Two environmental nonprofit organizations, WildEarth Guardians and Physicians for Social Responsibility, sued the Bureau of Land Management (BLM) for allegedly failing to “sufficiently consider climate change when authorizing oil and gas leasing on federal land in Wyoming, Utah, and Colorado.” The groups contend that BLM failed to take a “hard look” at greenhouse gas (GHG) emissions from the leases, therefore violating federal law. The National Environmental Policy Act (NEPA) requires that federal agencies “consider the environmental consequences of their actions.”

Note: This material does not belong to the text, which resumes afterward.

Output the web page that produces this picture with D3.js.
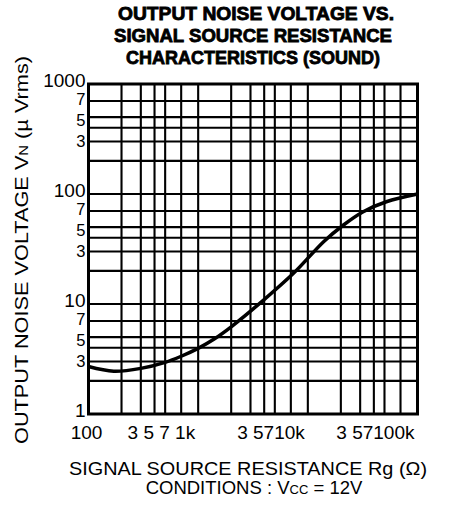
<!DOCTYPE html>
<html>
<head>
<meta charset="utf-8">
<script src="https://cdn.jsdelivr.net/npm/d3@7"></script>
<style>
  body { margin: 0; background: #fff; }
  svg { display: block; }
  text { font-family: "Liberation Sans", Arial, sans-serif; fill: #000; }
</style>
</head>
<body>
<div id="chart"></div>
<script>
// curve: signal source resistance (ohm) vs output noise (uVrms)
var resistance = [100, 170, 300, 500, 700, 1000, 1400, 2000, 3800, 7400, 14000, 21000, 32000, 52000, 100000];
var noise = [2.7, 2.45, 2.6, 2.95, 3.35, 3.95, 4.8, 6.2, 10.5, 19, 37, 52, 69, 85, 100];

// grid lines sit at 1, 2, 3, 4, 5, 7 of each decade
var gridSteps = [1, 2, 3, 4, 5, 7];

var yTickValues = [1, 3, 5, 7, 10, 30, 50, 70, 100, 300, 500, 700, 1000];
var yTickText = ["1", "3", "5", "7", "10", "3", "5", "7", "100", "3", "5", "7", "1000"];

var xTickValues = [100, 1000, 10000, 100000];
var xTickText = ["100", "3 5 7 1k", "3 5710k", "3 57100k"];

var titleLines = ["OUTPUT NOISE VOLTAGE VS.", "SIGNAL SOURCE RESISTANCE", "CHARACTERISTICS (SOUND)"];

var width = 458
var height = 506

var plot = { left: 88.5, right: 417.5, top: 84, bottom: 414 };

var svg = d3.select("#chart")
    .append("svg")
    .attr("width", width)
    .attr("height", height);

var x = d3.scaleLog()
    .domain([100, 100000])
    .range([plot.left, plot.right]);

var y = d3.scaleLog()
    .domain([1, 1000])
    .range([plot.bottom, plot.top]);

function gridValues(lo, hi) {
    var vals = [];
    for (var d = lo; d < hi; d *= 10) {
        gridSteps.forEach(function(s) {
            if (s * d > lo && s * d < hi) vals.push(s * d);
        });
    }
    return vals;
}

// grid
var grid = svg.append("g")
    .attr("stroke", "#000")
    .attr("stroke-width", 2.1);

grid.selectAll("line.v")
    .data(gridValues(100, 100000))
    .enter()
    .append("line")
    .attr("class", "v")
    .attr("x1", function(d) { return x(d); })
    .attr("x2", function(d) { return x(d); })
    .attr("y1", plot.top)
    .attr("y2", plot.bottom);

grid.selectAll("line.h")
    .data(gridValues(1, 1000))
    .enter()
    .append("line")
    .attr("class", "h")
    .attr("x1", plot.left)
    .attr("x2", plot.right)
    .attr("y1", function(d) { return y(d); })
    .attr("y2", function(d) { return y(d); });

// frame
svg.append("rect")
    .attr("x", plot.left)
    .attr("y", plot.top)
    .attr("width", plot.right - plot.left)
    .attr("height", plot.bottom - plot.top)
    .attr("fill", "none")
    .attr("stroke", "#000")
    .attr("stroke-width", 3);

// curve
var line = d3.line()
    .x(function(d, i) { return x(resistance[i]); })
    .y(function(d) { return y(d); })
    .curve(d3.curveCatmullRom.alpha(0.5));

svg.append("path")
    .datum(noise)
    .attr("d", line)
    .attr("fill", "none")
    .attr("stroke", "#000")
    .attr("stroke-width", 3.5);

// y tick labels
function isDecade(d, i) {
    return yTickText[i].length > 1 || d === 1;
}

// the hand-lettered 7s sit a bit high and the 5s a bit low
function minorShift(t) {
    if (t === "7") return -1.5;
    if (t === "5") return 2.5;
    return -0.5;
}

svg.append("g")
    .selectAll("text")
    .data(yTickValues)
    .enter()
    .append("text")
    .attr("x", plot.left - 3)
    .attr("y", function(d, i) {
        return isDecade(d, i) ? y(d) + 3 : y(d) + minorShift(yTickText[i]);
    })
    .attr("dy", function(d, i) { return isDecade(d, i) ? 0 : "0.36em"; })
    .attr("text-anchor", "end")
    .attr("font-size", function(d, i) { return isDecade(d, i) ? 19 : 16.5; })
    .text(function(d, i) { return yTickText[i]; });

// x tick labels (typed as a row, so the groups run together)
svg.append("g")
    .selectAll("text")
    .data(xTickValues)
    .enter()
    .append("text")
    .attr("xml:space", "preserve")
    .attr("x", function(d, i) { return i === 0 ? x(d) - 2 : x(d) - 3; })
    .attr("y", plot.bottom + 25)
    .attr("text-anchor", function(d, i) { return i === 0 ? "middle" : "end"; })
    .attr("font-size", 19)
    .text(function(d, i) { return xTickText[i]; });

// title
svg.append("g")
    .selectAll("text")
    .data(titleLines)
    .enter()
    .append("text")
    .attr("x", function(d, i) { return i === 0 ? 256 : 253; })
    .attr("y", function(d, i) { return 20 + i * 22; })
    .attr("text-anchor", "middle")
    .attr("font-size", 18)
    .attr("font-weight", "bold")
    .attr("stroke", "#000")
    .attr("stroke-width", 0.8)
    .attr("textLength", function(d, i) { return [276, 278, 254][i]; })
    .attr("lengthAdjust", "spacingAndGlyphs")
    .text(function(d) { return d; });

// x axis title
svg.append("text")
    .attr("x", 248)
    .attr("y", 475)
    .attr("text-anchor", "middle")
    .attr("font-size", 18.5)
    .attr("textLength", 358)
    .attr("lengthAdjust", "spacingAndGlyphs")
    .text("SIGNAL  SOURCE  RESISTANCE  Rg  (\u03A9)");

var cond = svg.append("text")
    .attr("x", 254)
    .attr("y", 494)
    .attr("text-anchor", "middle")
    .attr("font-size", 18.5);
cond.append("tspan").text("CONDITIONS : V");
cond.append("tspan").attr("font-size", 13).text("CC");
cond.append("tspan").text(" = 12V");

// y axis title
var yTitle = svg.append("text")
    .attr("transform", "translate(28,250) rotate(-90)")
    .attr("text-anchor", "middle")
    .attr("font-size", 19)
    .attr("textLength", 388)
    .attr("lengthAdjust", "spacingAndGlyphs");
yTitle.append("tspan").text("OUTPUT  NOISE  VOLTAGE  V");
yTitle.append("tspan").attr("font-size", 13).text("N");
yTitle.append("tspan").text("  (\u00B5 Vrms)");
</script>
</body>
</html>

Friday’s decision marks the second time in two years that the court has ordered BLM to conduct further environmental review concerning leases in Wyoming. In 2019 the court found that BLM’s assessments “failed to take a hard look at the climate change impacts of oil and gas drilling” because they (1) failed to quantify and forecast drilling-related GHG emissions; (2) failed to adequately consider such emissions from “downstream use” of oil/gas produced on the leased parcels; and (3) failed to compare those GHG emissions to state, regional, and national GHG emissions forecasts, and “other foreseeable regional and national BLM projects.” The court held that the agency failed to comply with the requirements of NEPA and ordered it to conduct additional environmental analyses of the 282 separate oil and gas leases.

In a 35-page opinion, the court concluded that BLM’s supplemental assessment did “not comply with federal law and does not adequately consider the climate change impacts of the oil and gas leasing decisions in accordance with [the] Court’s prior opinion.” The court further stated that BLM failed to comply with its own direction to “consider the cumulative impact of GHG emissions generated by past, present, or reasonably foreseeable BLM lease sales in the region and nation.”

The court also cited several factual errors throughout the agency’s supplemental environmental assessment: “The number of errors suggests a sloppy and rushed process, not the accurate scientific analysis that is essential to implementing NEPA.” The court emphasized that NEPA compliance is “not merely a bureaucratic exercise,” rather a tool to inform “excellent action” through decision-making.

Moving forward, the court gave BLM a third chance to “address the deficiencies identified;” however, it prohibited the agency from issuing new oil and gas drilling permits on the Wyoming leases.